PwC predicts five years of decreased travel spending
Posted on: May 6th, 2009 by Katy Davieswww.pwc.com
PricewaterhouseCoopers (PwC) is warning travel companies in the UK to be prepared for decreased spending by consumers for up to five years due to the impact of the recession.
Travel company insolvencies have risen by an unprecedented 145 per cent in the last year, and PwC is predicting that the industry’s decline is likely to be long-term.
The increase in travel company insolvencies between the fourth quarter of last year and the first quarter of this year was 80 per cent, and PwC has indicated that this mirrors the level of failures seen last autumn, when 13 operators associated with XL collapsed.
According to PwC Director Ian Oakley-Smith, instead of one large travel company failing, it is likely that more small travel operators will collapse “at the first hurdle”.
He said: “History shows that there has always been a strong correlation between total consumer spend and consumer spend on travel. Travel businesses should therefore expect this trend to continue, which is likely to mean that spending on travel will decline for some time yet.”
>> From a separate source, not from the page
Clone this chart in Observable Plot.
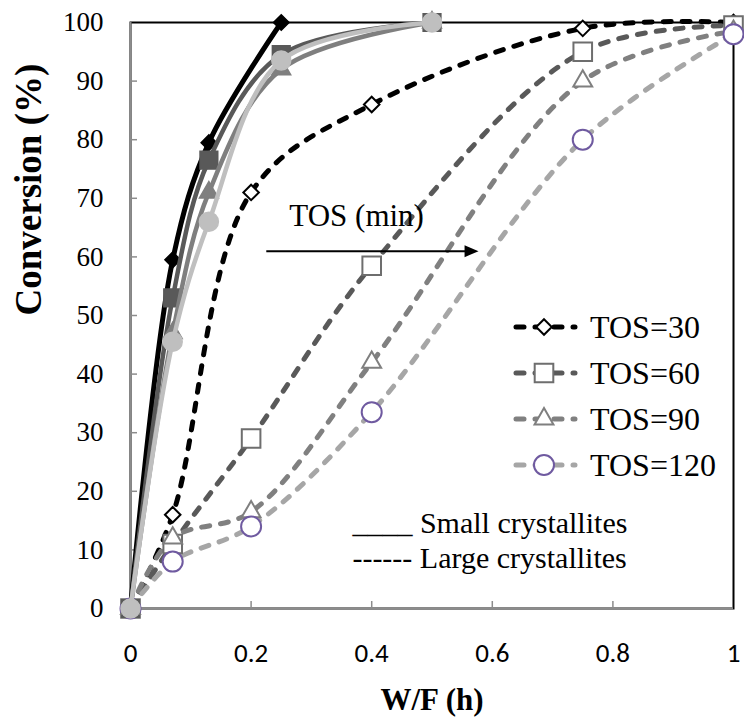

Oakley-Smith added: “In the last recession, holidays were impacted at both volume and value levels. This is likely to recur and will take its toll on travel companies.”
PwC believes that the travel industry may be more vulnerable at this time than during the last recession because of the numerous ways in which travel can now be booked – and the move of consumers away from traditional two-week annual summer breaks to more frequent trips of varying lengths to an increasing variety of destinations.